Thursday, September 6, 2018

The Dark Shadows Daybook: SEPTEMBER 6



By PATRICK McCRAY

Taped on this day in 1966: Episode 57

When Burke discovers that his mentor is dead, he goes on a one-man war… but against whom? Burke: Mitch Ryan. (Repeat; 30 min.)

Maggie tells Burke about Bill Malloy’s death, leading him to both remember Bill fondly and vow to get to the bottom of it. He later visits Sheriff Patterson, who warns him to leave law enforcement to the professionals.

Episode 57 is a focused study in how much the show would change in its first year. That’s not damning with faint praise nor stating the obvious about supernatural vs secular threats. It’s a compelling little episode that moves faster than many in the post-1897 run of the series. Within it is an entirely different approach to storytelling. Far more than other soaps, DARK SHADOWS was a show about action. Characters did things in the present rather than just talk about things done in the past. And when time, space, morality, and death are irrelevant to many of your main characters, it’s easy to present a Nietzschean amusement park of action and story twists. That’s not how the program began, though. It was only with the introduction of Laura Collins that DARK SHADOWS became a series about possibilities, not limits. But limits, and seeing attractive, interesting people struggle against them, is the bread and butter of terrestrial TV drama, and episode 57 is a beautifully executed cage.

That’s easy to build when your most active and least fearful character gets the news that one of his role models is dead. He’s going to shake the bars. Excluding a visit by Vicki to the diner, this is Burke’s episode, and Mitch Ryan delivers (and is given the chance to deliver) monologues and transitions that range from tightly controlled fury to poignantly fond nostalgia. It’s mid-century theatrical writing the likes of which O’Neill, Miller, and Williams made the norm. We’ve lost that in the 21st century, and DARK SHADOWS would lose it over the course of the series. Seeing a brainy and thoughtful actor like Ryan muse about the past and justify the present is a gift that evidences a DARK SHADOWS that was perhaps more leisurely, but no less intense than it would become. His character’s connection with Bill Malloy reminds us of what a special character that was. Losing this active, observant, no-nonsense man of action was a blow to Collinsport (and the show), but Malloy was such a marvelously fiery character that his death demanded and deserved months of subsequent action. Episode 57 is the call to the post. Malloy had to be built up and removed to propel all of this. Little did they know that they had to extract him before Barnabas could arrive, anyway. Malloy was too good at getting things done to coexist with incredibly vulnerable monsters whose only protection came from how unobservant everyone else was. Finally, Malloy has to leave so that Barnabas can become the twisted moral compass that Collinsport would need. Bill Malloy was the moral glue that held Collinsport together, driving scandals aside, between Paul’s death and his own, as Liz excused herself from active duty. 

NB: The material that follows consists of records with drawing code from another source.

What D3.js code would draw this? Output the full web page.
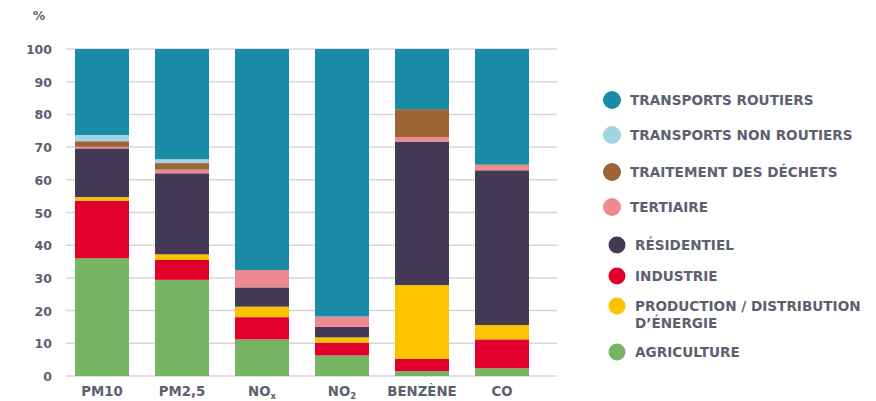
<!DOCTYPE html>
<html>
<head>
<meta charset="utf-8">
<script src="https://cdn.jsdelivr.net/npm/d3@7"></script>
<style>
  html, body { margin: 0; padding: 0; background: #fff; }
  svg { display: block; }
  text { font-family: "DejaVu Sans", sans-serif; font-weight: bold; fill: #5c6070; }
</style>
</head>
<body>
<svg id="chart" width="876" height="401"></svg>
<script>
// Polluants (axe des x)
const polluants = ["PM10", "PM2,5", "NOx", "NO2", "BENZÈNE", "CO"];

// Secteurs, du bas de la pile vers le haut
const secteurs = [
  "AGRICULTURE", "INDUSTRIE", "PRODUCTION / DISTRIBUTION D’ÉNERGIE", "RÉSIDENTIEL",
  "TERTIAIRE", "TRAITEMENT DES DÉCHETS", "TRANSPORTS NON ROUTIERS", "TRANSPORTS ROUTIERS"
];
const couleurs = ["#77b564", "#e0002b", "#fcc300", "#443a56", "#ef8a92", "#9a6434", "#a4d3e1", "#1a8ba7"];

// Parts (%) par secteur, dans l'ordre des polluants
const agriculture       = [36.0, 29.4, 11.2,  6.3,  1.5,  2.4];
const industrie         = [17.6,  6.1,  6.8,  3.9,  3.7,  8.8];
const production        = [ 1.1,  1.7,  3.2,  1.6, 22.6,  4.4];
const residentiel       = [14.9, 24.8,  5.9,  3.3, 43.9, 47.3];
const tertiaire         = [ 0.5,  1.1,  5.3,  3.1,  1.4,  1.5];
const dechets           = [ 1.7,  2.0,  0.0,  0.0,  8.5,  0.3];
const nonRoutiers       = [ 1.9,  1.2,  0.0,  0.0,  0.0,  0.0];
const routiers          = [26.3, 33.7, 67.6, 81.8, 18.4, 35.3];

const yTicks = [0, 10, 20, 30, 40, 50, 60, 70, 80, 90, 100];

const seriesValues = [agriculture, industrie, production, residentiel, tertiaire, dechets, nonRoutiers, routiers];
const rows = polluants.map((p, i) => {
  const r = { polluant: p };
  secteurs.forEach((s, k) => { r[s] = seriesValues[k][i]; });
  return r;
});

const svg = d3.select("#chart");

const x = d3.scaleBand().domain(polluants).range([62, 542]).paddingInner(0.325).paddingOuter(0.1625);
const y = d3.scaleLinear().domain([0, 100]).range([376, 49]);

// Grille horizontale
svg.append("g").selectAll("line").data(yTicks).join("line")
  .attr("x1", 66).attr("x2", 557)
  .attr("y1", d => y(d)).attr("y2", d => y(d))
  .attr("stroke", "#d6d6d6").attr("stroke-width", 1.5);

// Axe des y
const yAxis = svg.append("g").attr("transform", "translate(52,0)")
  .call(d3.axisLeft(y).tickValues(yTicks).tickSize(0).tickPadding(0));
yAxis.select(".domain").remove();
yAxis.selectAll("text").attr("font-size", 12.5).attr("dy", "0.36em")
  .style("font-family", "'DejaVu Sans', sans-serif").style("font-weight", "bold").style("fill", "#5c6070");

svg.append("text").attr("x", 39).attr("y", 20).attr("text-anchor", "middle")
  .attr("font-size", 12.5).text("%");

// Barres empilées
const stack = d3.stack().keys(secteurs)(rows);
svg.append("g").selectAll("g").data(stack).join("g")
  .attr("fill", (d, i) => couleurs[i])
  .selectAll("rect").data(d => d).join("rect")
  .attr("x", d => x(d.data.polluant))
  .attr("width", x.bandwidth())
  .attr("y", d => y(d[1]))
  .attr("height", d => y(d[0]) - y(d[1]));

// Étiquettes des polluants
const xLab = svg.append("g").selectAll("text").data(polluants).join("text")
  .attr("x", d => x(d) + x.bandwidth() / 2)
  .attr("y", 396)
  .attr("text-anchor", "middle")
  .attr("font-size", 13.3);
xLab.each(function (d) {
  const t = d3.select(this);
  if (d === "NOx" || d === "NO2") {
    t.append("tspan").text("NO");
    t.append("tspan").attr("font-size", 8.5).attr("dy", 3).text(d.slice(2));
  } else {
    t.text(d);
  }
});

// Légende
const legend = [
  { k: 7, cx: 612, r: 9, y: 100, lines: ["TRANSPORTS ROUTIERS"], tx: 630 },
  { k: 6, cx: 612, r: 9, y: 135, lines: ["TRANSPORTS NON ROUTIERS"], tx: 630 },
  { k: 5, cx: 612, r: 9, y: 172, lines: ["TRAITEMENT DES DÉCHETS"], tx: 630 },
  { k: 4, cx: 612, r: 9, y: 207, lines: ["TERTIAIRE"], tx: 630 },
  { k: 3, cx: 617, r: 8.5, y: 245, lines: ["RÉSIDENTIEL"], tx: 635 },
  { k: 1, cx: 617, r: 8.5, y: 276, lines: ["INDUSTRIE"], tx: 635 },
  { k: 2, cx: 617, r: 8.5, y: 306, lines: ["PRODUCTION / DISTRIBUTION", "D’ÉNERGIE"], tx: 635 },
  { k: 0, cx: 617, r: 8.5, y: 352, lines: ["AGRICULTURE"], tx: 635 }
];
const lg = svg.append("g").selectAll("g").data(legend).join("g");
lg.append("circle").attr("cx", d => d.cx).attr("cy", d => d.y).attr("r", d => d.r)
  .attr("fill", d => couleurs[d.k]);
lg.each(function (d) {
  const g = d3.select(this);
  d.lines.forEach((line, i) => {
    g.append("text").attr("x", d.tx).attr("y", d.y + i * 17).attr("dy", "0.36em")
      .attr("font-size", 13.6).text(line);
  });
});
</script>
</body>
</html>
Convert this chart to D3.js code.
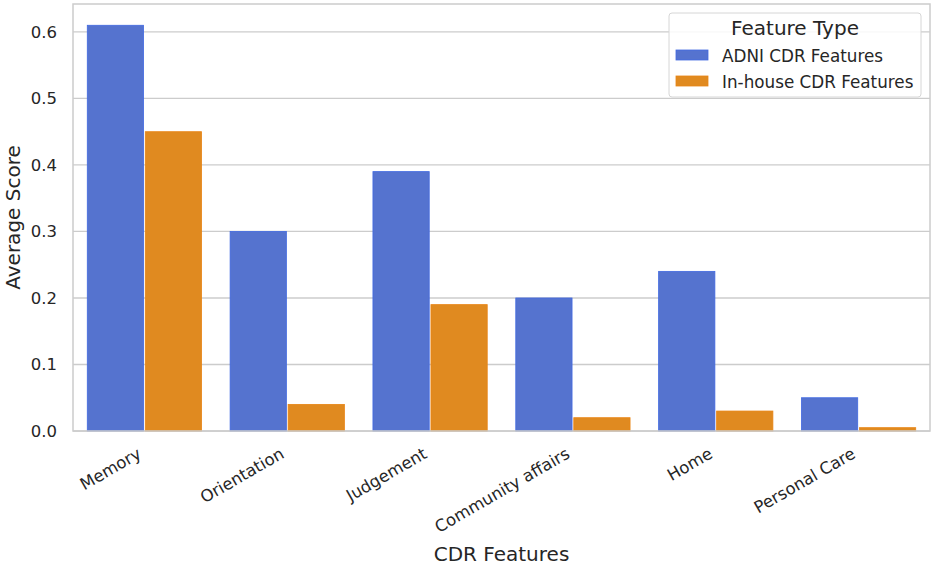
<!DOCTYPE html>
<html>
<head>
<meta charset="utf-8">
<script src="https://cdn.jsdelivr.net/npm/d3@7"></script>
<style>
  body { margin: 0; background: #fff; }
  text { font-family: "DejaVu Sans", sans-serif; fill: #262626; }
</style>
</head>
<body>
<div id="chart"></div>
<script>
// data
const categories = ["Memory", "Orientation", "Judgement", "Community affairs", "Home", "Personal Care"];
const series_names = ["ADNI CDR Features", "In-house CDR Features"];
const adni_values = [0.61, 0.30, 0.39, 0.20, 0.24, 0.05];
const inhouse_values = [0.45, 0.04, 0.19, 0.02, 0.03, 0.005];
const y_ticks = [0.0, 0.1, 0.2, 0.3, 0.4, 0.5, 0.6];

const fills = ["#5573cf", "#e08a20"];
const edges = ["#4169e1", "#e88414"];

const width = 935, height = 566;
const margin = { top: 4, right: 5, bottom: 135, left: 73 };
const plot_w = width - margin.left - margin.right,
      plot_h = height - margin.top - margin.bottom;

const svg = d3.select("#chart").append("svg")
    .attr("width", width)
    .attr("height", height);

const g = svg.append("g")
    .attr("transform", "translate(" + margin.left + "," + margin.top + ")");

const x = d3.scaleBand()
    .domain(categories)
    .range([0, plot_w])
    .paddingInner(0.2)
    .paddingOuter(0.1);

const x_inner = d3.scaleBand()
    .domain(series_names)
    .range([0, x.bandwidth()])
    .paddingInner(0.03);

const y = d3.scaleLinear()
    .domain([0, 0.642])
    .range([plot_h, 0]);

// grid lines
g.append("g")
    .selectAll("line")
    .data(y_ticks)
    .join("line")
    .attr("x1", 0)
    .attr("x2", plot_w)
    .attr("y1", d => y(d))
    .attr("y2", d => y(d))
    .attr("stroke", "#cccccc")
    .attr("stroke-width", 1.3);

// bars
const rows = categories.map((c, i) => ({ cat: c, vals: [adni_values[i], inhouse_values[i]] }));

g.append("g")
    .selectAll("g")
    .data(rows)
    .join("g")
    .attr("transform", d => "translate(" + x(d.cat) + ",0)")
    .selectAll("rect")
    .data(d => d.vals.map((v, k) => ({ name: series_names[k], k: k, v: v })))
    .join("rect")
    .attr("x", d => x_inner(d.name))
    .attr("width", x_inner.bandwidth())
    .attr("y", d => y(d.v))
    .attr("height", d => y(0) - y(d.v))
    .attr("fill", d => fills[d.k])
    .attr("stroke", d => edges[d.k])
    .attr("stroke-width", 0.8);

// y axis
const y_axis = g.append("g")
    .call(d3.axisLeft(y).tickValues(y_ticks).tickFormat(d3.format(".1f")).tickSize(0).tickPadding(16));
y_axis.select(".domain").remove();
y_axis.selectAll("text")
    .style("font-size", "16.5px")
    .attr("fill", "#262626");

// x axis
const x_axis = g.append("g")
    .attr("transform", "translate(0," + plot_h + ")")
    .call(d3.axisBottom(x).tickSize(0).tickPadding(0));
x_axis.select(".domain").remove();
x_axis.selectAll("text")
    .style("font-size", "16.5px")
    .attr("fill", "#262626")
    .attr("text-anchor", "end")
    .attr("dy", null)
    .attr("y", 0)
    .attr("transform", "translate(-2,26) rotate(-30)");

// spines
g.append("rect")
    .attr("x", 0)
    .attr("y", 0)
    .attr("width", plot_w)
    .attr("height", plot_h)
    .attr("fill", "none")
    .attr("stroke", "#cccccc")
    .attr("stroke-width", 1.5);

// axis titles
svg.append("text")
    .attr("x", margin.left + plot_w / 2)
    .attr("y", 561)
    .attr("text-anchor", "middle")
    .style("font-size", "20px")
    .text("CDR Features");

svg.append("text")
    .attr("transform", "translate(20," + (margin.top + plot_h / 2) + ") rotate(-90)")
    .attr("text-anchor", "middle")
    .style("font-size", "20px")
    .text("Average Score");

// legend
const legend = svg.append("g").attr("transform", "translate(669,13)");
legend.append("rect")
    .attr("width", 252)
    .attr("height", 84)
    .attr("rx", 3)
    .attr("fill", "#fff")
    .attr("fill-opacity", 0.85)
    .attr("stroke", "#d6d6d6")
    .attr("stroke-width", 1);
legend.append("text")
    .attr("x", 126)
    .attr("y", 22)
    .attr("text-anchor", "middle")
    .style("font-size", "20px")
    .text("Feature Type");
series_names.forEach((name, k) => {
    const row = legend.append("g").attr("transform", "translate(7," + (37 + k * 26) + ")");
    row.append("rect")
        .attr("width", 32)
        .attr("height", 10)
        .attr("fill", fills[k])
        .attr("stroke", edges[k])
        .attr("stroke-width", 0.8);
    row.append("text")
        .attr("x", 46)
        .attr("y", 12)
        .style("font-size", "16.8px")
        .text(name);
});
</script>
</body>
</html>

In every way, it was a different time. It’s quaint and almost relaxing to visit a DARK SHADOWS where the only villain is Roger Collins. Once he has “framing you for murder” out of his system, what’s he going to do? Sneer at your tie? Similarly quaint is the structure of most of the scenes. 95% percent of the episode is exposition it feels like we’ve heard before. The show keeps it fresh by having it delivered to characters who haven’t heard it before. Is it a story or a wacky party dance, where the partners keep changing? Yes! This is a DARK SHADOWS that’s in no hurry, but in the hands of Mitch Ryan, standing in the shadow of Bill Malloy, why would it be?

This episode was broadcast Sept. 13, 1966.